▶ **To do**: Omit all images. Transcribe the rest of the material below exactly.

>> Begin Data segment

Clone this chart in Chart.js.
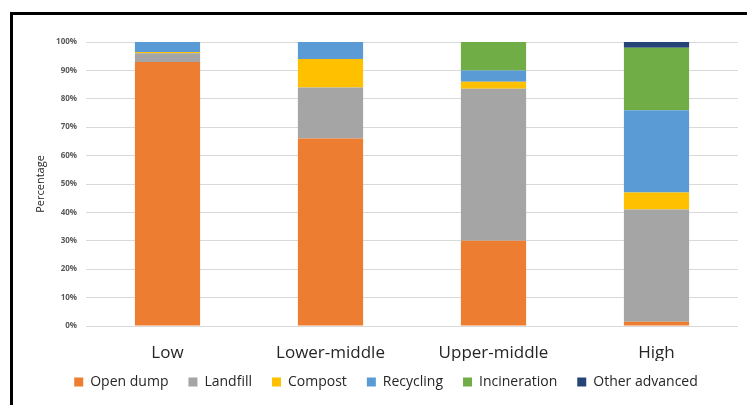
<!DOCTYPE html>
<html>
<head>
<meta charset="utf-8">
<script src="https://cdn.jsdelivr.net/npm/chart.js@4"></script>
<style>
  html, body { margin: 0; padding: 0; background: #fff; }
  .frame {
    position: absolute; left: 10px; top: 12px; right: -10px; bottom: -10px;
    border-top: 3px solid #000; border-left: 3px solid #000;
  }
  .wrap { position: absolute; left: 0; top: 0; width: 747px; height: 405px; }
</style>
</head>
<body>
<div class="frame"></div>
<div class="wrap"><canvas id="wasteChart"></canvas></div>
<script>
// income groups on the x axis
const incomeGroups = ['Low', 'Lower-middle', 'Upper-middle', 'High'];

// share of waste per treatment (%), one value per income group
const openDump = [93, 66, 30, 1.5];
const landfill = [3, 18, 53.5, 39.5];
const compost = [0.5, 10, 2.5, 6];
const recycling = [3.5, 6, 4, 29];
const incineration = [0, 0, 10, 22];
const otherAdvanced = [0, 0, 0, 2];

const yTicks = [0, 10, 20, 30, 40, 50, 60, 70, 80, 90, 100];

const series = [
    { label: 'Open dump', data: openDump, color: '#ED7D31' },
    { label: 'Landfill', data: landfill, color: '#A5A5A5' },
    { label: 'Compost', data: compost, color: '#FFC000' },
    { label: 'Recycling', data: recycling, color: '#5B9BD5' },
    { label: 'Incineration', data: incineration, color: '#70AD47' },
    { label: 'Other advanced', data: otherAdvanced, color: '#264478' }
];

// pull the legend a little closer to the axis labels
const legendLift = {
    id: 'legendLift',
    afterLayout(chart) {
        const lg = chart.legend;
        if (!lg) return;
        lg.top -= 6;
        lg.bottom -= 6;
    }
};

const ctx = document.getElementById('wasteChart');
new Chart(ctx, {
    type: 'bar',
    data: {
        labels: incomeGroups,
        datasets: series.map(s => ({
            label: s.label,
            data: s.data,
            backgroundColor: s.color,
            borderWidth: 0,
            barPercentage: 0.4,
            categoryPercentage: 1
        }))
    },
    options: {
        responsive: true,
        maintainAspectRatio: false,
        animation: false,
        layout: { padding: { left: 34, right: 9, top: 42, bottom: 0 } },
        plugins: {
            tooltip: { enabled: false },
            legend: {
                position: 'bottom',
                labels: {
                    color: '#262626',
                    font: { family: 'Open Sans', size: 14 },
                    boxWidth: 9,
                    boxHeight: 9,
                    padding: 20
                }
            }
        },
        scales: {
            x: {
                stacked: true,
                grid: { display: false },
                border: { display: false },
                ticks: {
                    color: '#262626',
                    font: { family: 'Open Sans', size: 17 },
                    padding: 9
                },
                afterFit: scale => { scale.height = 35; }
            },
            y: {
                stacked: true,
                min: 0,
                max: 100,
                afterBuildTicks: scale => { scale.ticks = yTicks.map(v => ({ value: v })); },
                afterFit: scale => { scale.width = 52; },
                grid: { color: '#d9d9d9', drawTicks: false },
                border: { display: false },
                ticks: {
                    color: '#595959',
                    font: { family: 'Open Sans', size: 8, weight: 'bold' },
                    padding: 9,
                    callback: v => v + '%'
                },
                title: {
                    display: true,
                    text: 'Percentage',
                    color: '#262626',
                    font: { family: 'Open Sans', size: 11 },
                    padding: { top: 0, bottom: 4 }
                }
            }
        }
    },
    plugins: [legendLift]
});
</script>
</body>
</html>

>> End Data segment

▶ **Full output**:
Clone this chart in Chart.js.
<!DOCTYPE html>
<html>
<head>
<meta charset="utf-8">
<script src="https://cdn.jsdelivr.net/npm/chart.js@4"></script>
<style>
  html, body { margin: 0; padding: 0; background: #fff; }
  .frame {
    position: absolute; left: 10px; top: 12px; right: -10px; bottom: -10px;
    border-top: 3px solid #000; border-left: 3px solid #000;
  }
  .wrap { position: absolute; left: 0; top: 0; width: 747px; height: 405px; }
</style>
</head>
<body>
<div class="frame"></div>
<div class="wrap"><canvas id="wasteChart"></canvas></div>
<script>
// income groups on the x axis
const incomeGroups = ['Low', 'Lower-middle', 'Upper-middle', 'High'];

// share of waste per treatment (%), one value per income group
const openDump = [93, 66, 30, 1.5];
const landfill = [3, 18, 53.5, 39.5];
const compost = [0.5, 10, 2.5, 6];
const recycling = [3.5, 6, 4, 29];
const incineration = [0, 0, 10, 22];
const otherAdvanced = [0, 0, 0, 2];

const yTicks = [0, 10, 20, 30, 40, 50, 60, 70, 80, 90, 100];

const series = [
    { label: 'Open dump', data: openDump, color: '#ED7D31' },
    { label: 'Landfill', data: landfill, color: '#A5A5A5' },
    { label: 'Compost', data: compost, color: '#FFC000' },
    { label: 'Recycling', data: recycling, color: '#5B9BD5' },
    { label: 'Incineration', data: incineration, color: '#70AD47' },
    { label: 'Other advanced', data: otherAdvanced, color: '#264478' }
];

// pull the legend a little closer to the axis labels
const legendLift = {
    id: 'legendLift',
    afterLayout(chart) {
        const lg = chart.legend;
        if (!lg) return;
        lg.top -= 6;
        lg.bottom -= 6;
    }
};

const ctx = document.getElementById('wasteChart');
new Chart(ctx, {
    type: 'bar',
    data: {
        labels: incomeGroups,
        datasets: series.map(s => ({
            label: s.label,
            data: s.data,
            backgroundColor: s.color,
            borderWidth: 0,
            barPercentage: 0.4,
            categoryPercentage: 1
        }))
    },
    options: {
        responsive: true,
        maintainAspectRatio: false,
        animation: false,
        layout: { padding: { left: 34, right: 9, top: 42, bottom: 0 } },
        plugins: {
            tooltip: { enabled: false },
            legend: {
                position: 'bottom',
                labels: {
                    color: '#262626',
                    font: { family: 'Open Sans', size: 14 },
                    boxWidth: 9,
                    boxHeight: 9,
                    padding: 20
                }
            }
        },
        scales: {
            x: {
                stacked: true,
                grid: { display: false },
                border: { display: false },
                ticks: {
                    color: '#262626',
                    font: { family: 'Open Sans', size: 17 },
                    padding: 9
                },
                afterFit: scale => { scale.height = 35; }
            },
            y: {
                stacked: true,
                min: 0,
                max: 100,
                afterBuildTicks: scale => { scale.ticks = yTicks.map(v => ({ value: v })); },
                afterFit: scale => { scale.width = 52; },
                grid: { color: '#d9d9d9', drawTicks: false },
                border: { display: false },
                ticks: {
                    color: '#595959',
                    font: { family: 'Open Sans', size: 8, weight: 'bold' },
                    padding: 9,
                    callback: v => v + '%'
                },
                title: {
                    display: true,
                    text: 'Percentage',
                    color: '#262626',
                    font: { family: 'Open Sans', size: 11 },
                    padding: { top: 0, bottom: 4 }
                }
            }
        }
    },
    plugins: [legendLift]
});
</script>
</body>
</html>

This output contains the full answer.